### SHORT PROBLEM
Nothing beyond the line containing "ms=3.5, mew=1, label=labels[3])" is to be printed; print exactly each line from the start of the records below through that line, leaving out pictures.

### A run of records
++++
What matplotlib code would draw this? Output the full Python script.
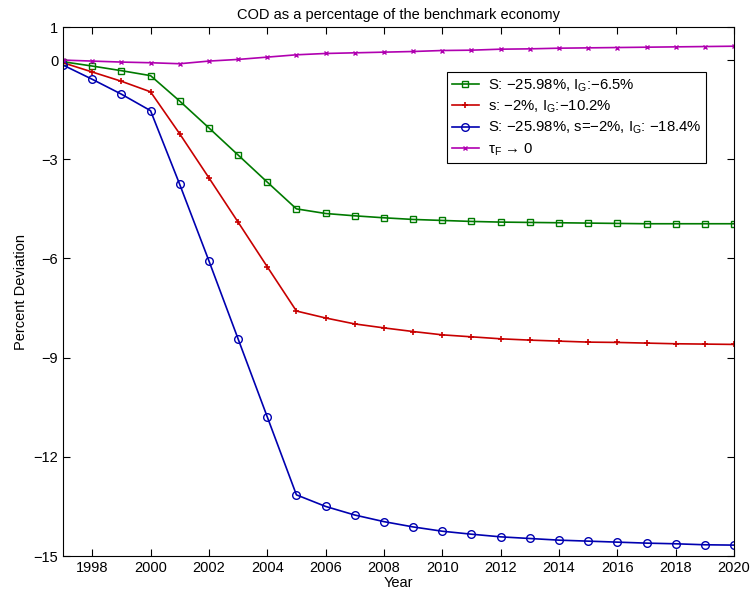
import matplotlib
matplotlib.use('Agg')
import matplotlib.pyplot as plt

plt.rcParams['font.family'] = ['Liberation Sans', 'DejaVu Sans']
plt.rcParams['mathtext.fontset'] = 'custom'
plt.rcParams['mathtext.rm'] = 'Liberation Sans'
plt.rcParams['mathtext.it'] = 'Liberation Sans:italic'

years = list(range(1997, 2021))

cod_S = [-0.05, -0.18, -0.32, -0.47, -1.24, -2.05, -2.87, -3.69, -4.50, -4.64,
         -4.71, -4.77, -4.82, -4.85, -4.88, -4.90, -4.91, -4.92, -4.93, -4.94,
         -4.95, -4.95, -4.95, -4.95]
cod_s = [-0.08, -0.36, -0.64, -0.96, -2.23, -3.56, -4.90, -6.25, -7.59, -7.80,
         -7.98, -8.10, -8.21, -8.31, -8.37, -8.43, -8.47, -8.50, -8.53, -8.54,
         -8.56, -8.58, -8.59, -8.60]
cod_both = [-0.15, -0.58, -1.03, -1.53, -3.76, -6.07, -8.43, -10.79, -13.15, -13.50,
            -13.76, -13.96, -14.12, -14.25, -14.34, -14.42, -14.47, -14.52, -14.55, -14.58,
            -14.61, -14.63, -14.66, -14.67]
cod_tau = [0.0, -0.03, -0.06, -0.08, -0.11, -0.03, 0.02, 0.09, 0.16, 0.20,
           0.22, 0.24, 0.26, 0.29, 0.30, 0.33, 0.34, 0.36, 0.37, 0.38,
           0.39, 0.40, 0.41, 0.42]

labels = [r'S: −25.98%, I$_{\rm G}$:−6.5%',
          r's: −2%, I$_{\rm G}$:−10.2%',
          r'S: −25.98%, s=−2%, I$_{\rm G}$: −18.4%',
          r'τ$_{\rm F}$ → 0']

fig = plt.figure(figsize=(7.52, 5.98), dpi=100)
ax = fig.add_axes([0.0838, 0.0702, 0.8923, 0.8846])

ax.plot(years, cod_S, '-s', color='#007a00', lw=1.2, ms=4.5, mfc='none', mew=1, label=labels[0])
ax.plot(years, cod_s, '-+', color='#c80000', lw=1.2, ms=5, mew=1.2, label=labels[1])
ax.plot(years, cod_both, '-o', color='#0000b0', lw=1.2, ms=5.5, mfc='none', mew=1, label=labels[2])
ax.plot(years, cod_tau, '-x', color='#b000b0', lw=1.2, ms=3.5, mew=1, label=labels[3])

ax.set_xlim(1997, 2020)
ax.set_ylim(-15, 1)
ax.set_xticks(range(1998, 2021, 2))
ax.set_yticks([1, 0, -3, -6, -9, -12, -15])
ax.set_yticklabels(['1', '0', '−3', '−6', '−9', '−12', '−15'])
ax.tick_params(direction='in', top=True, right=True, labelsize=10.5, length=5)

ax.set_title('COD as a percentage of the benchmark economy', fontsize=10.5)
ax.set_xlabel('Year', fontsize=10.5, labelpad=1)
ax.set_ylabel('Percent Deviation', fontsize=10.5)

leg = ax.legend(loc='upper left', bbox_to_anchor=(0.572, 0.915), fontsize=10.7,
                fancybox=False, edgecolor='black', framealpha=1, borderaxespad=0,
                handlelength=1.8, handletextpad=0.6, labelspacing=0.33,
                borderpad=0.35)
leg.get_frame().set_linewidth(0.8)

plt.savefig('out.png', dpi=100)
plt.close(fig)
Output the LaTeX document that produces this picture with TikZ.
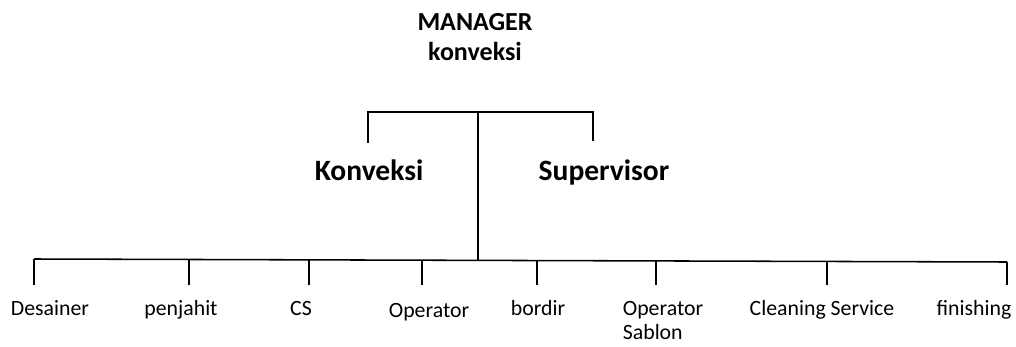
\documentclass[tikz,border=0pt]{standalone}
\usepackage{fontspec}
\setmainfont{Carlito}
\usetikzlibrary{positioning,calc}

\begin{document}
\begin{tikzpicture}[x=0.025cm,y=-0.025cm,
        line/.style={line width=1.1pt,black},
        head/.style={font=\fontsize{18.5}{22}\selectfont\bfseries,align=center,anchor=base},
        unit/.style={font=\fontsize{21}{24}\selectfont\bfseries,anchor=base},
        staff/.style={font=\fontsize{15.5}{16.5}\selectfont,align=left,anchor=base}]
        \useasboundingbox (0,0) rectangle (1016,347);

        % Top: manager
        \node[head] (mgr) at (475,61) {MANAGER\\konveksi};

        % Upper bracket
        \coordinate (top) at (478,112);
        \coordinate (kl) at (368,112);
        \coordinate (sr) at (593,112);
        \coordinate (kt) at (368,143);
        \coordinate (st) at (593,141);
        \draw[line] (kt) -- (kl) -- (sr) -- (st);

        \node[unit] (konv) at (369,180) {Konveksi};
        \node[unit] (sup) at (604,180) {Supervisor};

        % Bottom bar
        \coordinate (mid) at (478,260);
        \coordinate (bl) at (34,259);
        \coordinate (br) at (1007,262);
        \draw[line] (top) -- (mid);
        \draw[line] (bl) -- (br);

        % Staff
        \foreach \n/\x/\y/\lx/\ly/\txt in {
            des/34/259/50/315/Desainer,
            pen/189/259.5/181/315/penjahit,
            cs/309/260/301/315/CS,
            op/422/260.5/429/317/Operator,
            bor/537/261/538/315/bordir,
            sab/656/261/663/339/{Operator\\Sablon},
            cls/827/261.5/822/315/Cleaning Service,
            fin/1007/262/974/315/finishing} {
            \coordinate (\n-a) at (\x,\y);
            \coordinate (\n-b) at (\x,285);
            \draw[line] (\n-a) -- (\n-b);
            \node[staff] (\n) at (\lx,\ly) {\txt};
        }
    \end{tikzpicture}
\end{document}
++++
### COMPLETE RESPONSE
What matplotlib code would draw this? Output the full Python script.
import matplotlib
matplotlib.use('Agg')
import matplotlib.pyplot as plt

plt.rcParams['font.family'] = ['Liberation Sans', 'DejaVu Sans']
plt.rcParams['mathtext.fontset'] = 'custom'
plt.rcParams['mathtext.rm'] = 'Liberation Sans'
plt.rcParams['mathtext.it'] = 'Liberation Sans:italic'

years = list(range(1997, 2021))

cod_S = [-0.05, -0.18, -0.32, -0.47, -1.24, -2.05, -2.87, -3.69, -4.50, -4.64,
         -4.71, -4.77, -4.82, -4.85, -4.88, -4.90, -4.91, -4.92, -4.93, -4.94,
         -4.95, -4.95, -4.95, -4.95]
cod_s = [-0.08, -0.36, -0.64, -0.96, -2.23, -3.56, -4.90, -6.25, -7.59, -7.80,
         -7.98, -8.10, -8.21, -8.31, -8.37, -8.43, -8.47, -8.50, -8.53, -8.54,
         -8.56, -8.58, -8.59, -8.60]
cod_both = [-0.15, -0.58, -1.03, -1.53, -3.76, -6.07, -8.43, -10.79, -13.15, -13.50,
            -13.76, -13.96, -14.12, -14.25, -14.34, -14.42, -14.47, -14.52, -14.55, -14.58,
            -14.61, -14.63, -14.66, -14.67]
cod_tau = [0.0, -0.03, -0.06, -0.08, -0.11, -0.03, 0.02, 0.09, 0.16, 0.20,
           0.22, 0.24, 0.26, 0.29, 0.30, 0.33, 0.34, 0.36, 0.37, 0.38,
           0.39, 0.40, 0.41, 0.42]

labels = [r'S: −25.98%, I$_{\rm G}$:−6.5%',
          r's: −2%, I$_{\rm G}$:−10.2%',
          r'S: −25.98%, s=−2%, I$_{\rm G}$: −18.4%',
          r'τ$_{\rm F}$ → 0']

fig = plt.figure(figsize=(7.52, 5.98), dpi=100)
ax = fig.add_axes([0.0838, 0.0702, 0.8923, 0.8846])

ax.plot(years, cod_S, '-s', color='#007a00', lw=1.2, ms=4.5, mfc='none', mew=1, label=labels[0])
ax.plot(years, cod_s, '-+', color='#c80000', lw=1.2, ms=5, mew=1.2, label=labels[1])
ax.plot(years, cod_both, '-o', color='#0000b0', lw=1.2, ms=5.5, mfc='none', mew=1, label=labels[2])
ax.plot(years, cod_tau, '-x', color='#b000b0', lw=1.2, ms=3.5, mew=1, label=labels[3])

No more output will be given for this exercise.